The initiative was brought forward for students under the State University of New York (SUNY) and the City University of New York (SUNY) systems from families earning less than $ 125,000 a year. This makes nearly 940,000 families in New York eligible for free public college tuition in two and four year colleges in the state, according to reports.
Students who accept the “Excelsior Scholarship” have to work within the state of New York for the same amount of years as the year that they have taken the benefit of the scheme (commonly four years). Those who choose to work in a different state in this time period have to pay back the whole tuition amount in the form of a loan. The governor said that this was done to ensure that the free tuition is not taken advantage of.
“Why should New Yorkers pay for your college education and then you pick up and you move to California? The concept of investing in you and your education is that you’re going to stay here and be an asset to the state. If you don’t want to stay here, then go to California now, let them pay for your college education,” Cuomo told state editorial writers.
The criteria to stay in New York has come under criticism on the point that it undercuts the promise of free tuition in case the students are not made aware of this condition before accepting the scholarship. Temple University professor Sara Goldrick-Rab said that students who would want to pursue better job opportunities outside of the state will face a “nasty shock” if they suddenly have to pay for the education which they thought was free.

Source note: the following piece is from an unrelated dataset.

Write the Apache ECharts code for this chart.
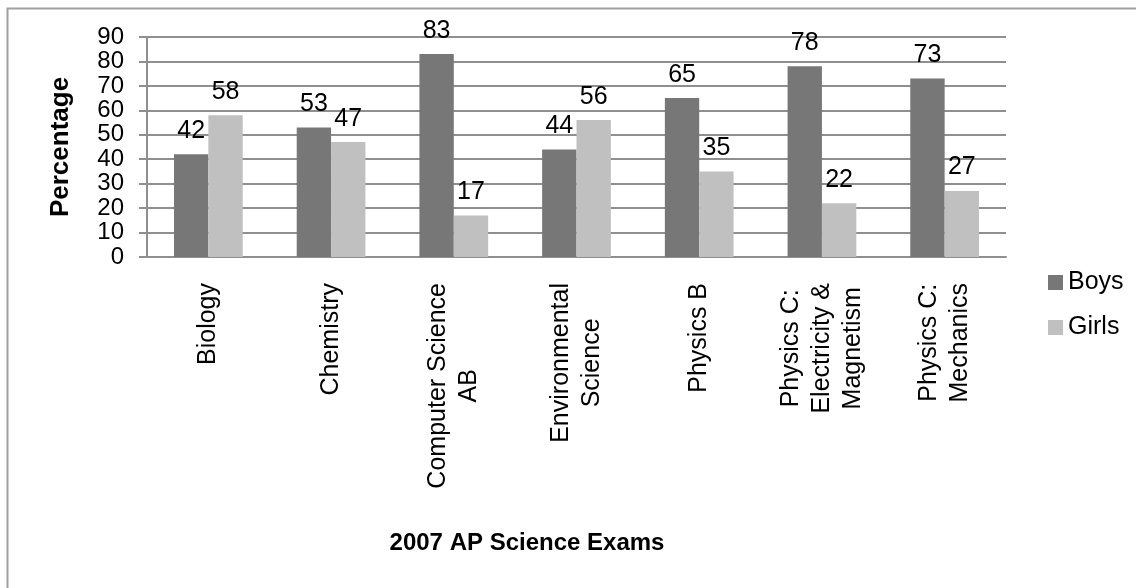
<!DOCTYPE html>
<html>
<head>
<meta charset="utf-8">
<title>2007 AP Science Exams</title>
<script src="https://cdn.jsdelivr.net/npm/echarts@6/dist/echarts.min.js"></script>
<style>
    html, body { margin: 0; padding: 0; background: #fff; }
    #main { width: 1136px; height: 588px; }
</style>
</head>
<body>
<div id="main"></div>
<script>
    // data
    var categories = [
        ['Biology'],
        ['Chemistry'],
        ['Computer Science', 'AB'],
        ['Environmental', 'Science'],
        ['Physics B'],
        ['Physics C:', 'Electricity &', 'Magnetism'],
        ['Physics C:', 'Mechanics']
    ];
    var boys = [42, 53, 83, 44, 65, 78, 73];
    var girls = [58, 47, 17, 56, 35, 22, 27];

    var font = '"Liberation Sans", Arial, sans-serif';
    var gridColor = '#8f8f8f';

    var chart = echarts.init(document.getElementById('main'));

    var option = {
        backgroundColor: '#fff',
        textStyle: { fontFamily: font },
        color: ['#777777', '#c0c0c0'],
        animation: false,
        grid: {
            left: 147,
            right: 130,
            top: 37,
            bottom: 331
        },
        legend: {
            orient: 'vertical',
            left: 1043,
            top: 265,
            itemWidth: 15,
            itemHeight: 15,
            itemGap: 20,
            icon: 'rect',
            textStyle: { fontSize: 25, color: '#000', lineHeight: 25, fontFamily: font },
            data: ['Boys', 'Girls']
        },
        xAxis: {
            type: 'category',
            data: categories.map(function (c) { return c.join('\n'); }),
            axisLine: { lineStyle: { color: gridColor, width: 2 } },
            axisTick: { length: 7, lineStyle: { color: gridColor, width: 2 } },
            axisLabel: {
                rotate: 90,
                interval: 0,
                margin: 26,
                color: '#000',
                fontSize: 25,
                lineHeight: 31,
                // center each line of a wrapped label inside its block
                formatter: function (val) {
                    return val.split('\n').map(function (s) { return '{c|' + s + '}'; }).join('\n');
                },
                rich: {
                    c: { align: 'center', fontSize: 25, lineHeight: 31, color: '#000', fontFamily: font }
                }
            }
        },
        yAxis: {
            type: 'value',
            min: 0,
            max: 90,
            interval: 10,
            name: 'Percentage',
            nameLocation: 'middle',
            nameGap: 73,
            nameTextStyle: { fontSize: 26, fontWeight: 'bold', color: '#000', fontFamily: font },
            axisLine: { show: true, lineStyle: { color: gridColor, width: 2 } },
            axisTick: { show: true, length: 8, lineStyle: { color: gridColor, width: 2 } },
            axisLabel: { margin: 23, fontSize: 24, color: '#000', fontFamily: font },
            splitLine: { lineStyle: { color: gridColor, width: 2 } }
        },
        series: [
            {
                name: 'Boys',
                type: 'bar',
                data: boys,
                barGap: '0%',
                barCategoryGap: '44%',
                label: { show: true, position: 'top', distance: 11, fontSize: 25, color: '#000', fontFamily: font }
            },
            {
                name: 'Girls',
                type: 'bar',
                data: girls,
                label: { show: true, position: 'top', distance: 11, fontSize: 25, color: '#000', fontFamily: font }
            }
        ],
        graphic: [
            {
                // outer frame (only top and left edges fall inside the picture)
                type: 'rect',
                left: 5,
                top: 6,
                shape: { width: 1300, height: 800 },
                style: { fill: 'none', stroke: '#a0a0a0', lineWidth: 2 },
                silent: true
            },
            {
                type: 'text',
                x: 527,
                y: 543,
                style: {
                    text: '2007 AP Science Exams',
                    font: 'bold 24px ' + font,
                    fill: '#000',
                    textAlign: 'center',
                    textVerticalAlign: 'middle'
                }
            }
        ]
    };

    chart.setOption(option);
    window.addEventListener('resize', function () { chart.resize(); });
</script>
</body>
</html>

“It’s absolutely bait and switch. You entice people with something they really, really need and then you penalize them if they can’t find a decent job and have to leave,” she said.
“We took the governor’s original plan and made it better, by requiring students to maintain a certain GPA and to live and work in New York after they graduate,” Senate Republican leadership spokesperson Scott Reif said. The state officials have also announced that students who sought the scholarship but have to leave for military service will be accommodated.
The scholarship has a further condition for students who accept the scholarship but pursue their graduate courses elsewhere. Such students will not need to pay back the “free” tuition as long as they return to New York after completing their studies.